**Directions**. Transcribe the whole listing below without changing a word, but leave out every image.

**Collected data**.
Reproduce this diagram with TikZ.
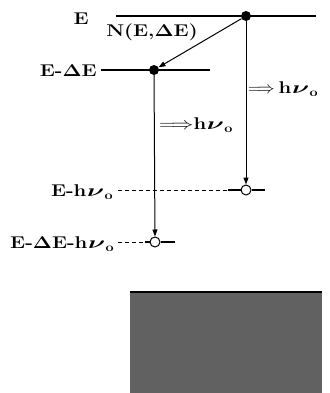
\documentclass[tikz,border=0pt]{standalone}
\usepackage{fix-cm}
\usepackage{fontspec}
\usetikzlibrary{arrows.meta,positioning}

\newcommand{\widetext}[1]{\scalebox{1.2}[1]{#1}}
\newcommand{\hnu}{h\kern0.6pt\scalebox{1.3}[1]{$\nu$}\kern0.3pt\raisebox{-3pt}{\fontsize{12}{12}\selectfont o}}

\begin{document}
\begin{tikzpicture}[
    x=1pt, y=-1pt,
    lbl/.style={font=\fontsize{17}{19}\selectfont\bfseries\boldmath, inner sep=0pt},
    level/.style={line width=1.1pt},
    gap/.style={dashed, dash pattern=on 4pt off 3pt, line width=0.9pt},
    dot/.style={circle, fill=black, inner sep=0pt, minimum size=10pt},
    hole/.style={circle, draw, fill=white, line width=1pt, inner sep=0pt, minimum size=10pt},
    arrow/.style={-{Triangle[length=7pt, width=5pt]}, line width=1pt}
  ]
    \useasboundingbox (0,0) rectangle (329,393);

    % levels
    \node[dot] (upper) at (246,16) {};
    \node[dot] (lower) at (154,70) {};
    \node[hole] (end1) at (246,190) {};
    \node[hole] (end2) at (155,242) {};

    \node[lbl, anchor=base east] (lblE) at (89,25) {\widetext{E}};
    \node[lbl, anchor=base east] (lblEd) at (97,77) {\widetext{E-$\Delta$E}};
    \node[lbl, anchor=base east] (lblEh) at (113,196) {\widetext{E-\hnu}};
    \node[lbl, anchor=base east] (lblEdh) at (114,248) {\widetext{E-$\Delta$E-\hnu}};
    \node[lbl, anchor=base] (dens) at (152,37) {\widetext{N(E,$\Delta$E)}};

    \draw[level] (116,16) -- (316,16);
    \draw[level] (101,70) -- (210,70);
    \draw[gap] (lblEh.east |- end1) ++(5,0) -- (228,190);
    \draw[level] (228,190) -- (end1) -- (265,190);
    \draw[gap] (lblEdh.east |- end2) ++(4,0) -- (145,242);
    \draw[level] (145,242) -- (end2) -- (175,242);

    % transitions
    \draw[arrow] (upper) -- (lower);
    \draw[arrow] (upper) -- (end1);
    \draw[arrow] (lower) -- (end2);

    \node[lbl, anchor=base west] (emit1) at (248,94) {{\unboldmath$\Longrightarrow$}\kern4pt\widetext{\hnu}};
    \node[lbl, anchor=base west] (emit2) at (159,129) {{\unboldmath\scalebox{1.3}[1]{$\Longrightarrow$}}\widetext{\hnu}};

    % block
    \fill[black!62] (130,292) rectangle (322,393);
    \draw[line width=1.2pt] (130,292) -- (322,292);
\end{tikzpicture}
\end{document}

**Reply**.
Reproduce this diagram with TikZ.
\documentclass[tikz,border=0pt]{standalone}
\usepackage{fix-cm}
\usepackage{fontspec}
\usetikzlibrary{arrows.meta,positioning}

\newcommand{\widetext}[1]{\scalebox{1.2}[1]{#1}}
\newcommand{\hnu}{h\kern0.6pt\scalebox{1.3}[1]{$\nu$}\kern0.3pt\raisebox{-3pt}{\fontsize{12}{12}\selectfont o}}

\begin{document}
\begin{tikzpicture}[
    x=1pt, y=-1pt,
    lbl/.style={font=\fontsize{17}{19}\selectfont\bfseries\boldmath, inner sep=0pt},
    level/.style={line width=1.1pt},
    gap/.style={dashed, dash pattern=on 4pt off 3pt, line width=0.9pt},
    dot/.style={circle, fill=black, inner sep=0pt, minimum size=10pt},
    hole/.style={circle, draw, fill=white, line width=1pt, inner sep=0pt, minimum size=10pt},
    arrow/.style={-{Triangle[length=7pt, width=5pt]}, line width=1pt}
  ]
    \useasboundingbox (0,0) rectangle (329,393);

    % levels
    \node[dot] (upper) at (246,16) {};
    \node[dot] (lower) at (154,70) {};
    \node[hole] (end1) at (246,190) {};
    \node[hole] (end2) at (155,242) {};

    \node[lbl, anchor=base east] (lblE) at (89,25) {\widetext{E}};
    \node[lbl, anchor=base east] (lblEd) at (97,77) {\widetext{E-$\Delta$E}};
    \node[lbl, anchor=base east] (lblEh) at (113,196) {\widetext{E-\hnu}};
    \node[lbl, anchor=base east] (lblEdh) at (114,248) {\widetext{E-$\Delta$E-\hnu}};
    \node[lbl, anchor=base] (dens) at (152,37) {\widetext{N(E,$\Delta$E)}};

    \draw[level] (116,16) -- (316,16);
    \draw[level] (101,70) -- (210,70);
    \draw[gap] (lblEh.east |- end1) ++(5,0) -- (228,190);
    \draw[level] (228,190) -- (end1) -- (265,190);
    \draw[gap] (lblEdh.east |- end2) ++(4,0) -- (145,242);
    \draw[level] (145,242) -- (end2) -- (175,242);

    % transitions
    \draw[arrow] (upper) -- (lower);
    \draw[arrow] (upper) -- (end1);
    \draw[arrow] (lower) -- (end2);

    \node[lbl, anchor=base west] (emit1) at (248,94) {{\unboldmath$\Longrightarrow$}\kern4pt\widetext{\hnu}};
    \node[lbl, anchor=base west] (emit2) at (159,129) {{\unboldmath\scalebox{1.3}[1]{$\Longrightarrow$}}\widetext{\hnu}};

    % block
    \fill[black!62] (130,292) rectangle (322,393);
    \draw[line width=1.2pt] (130,292) -- (322,292);
\end{tikzpicture}
\end{document}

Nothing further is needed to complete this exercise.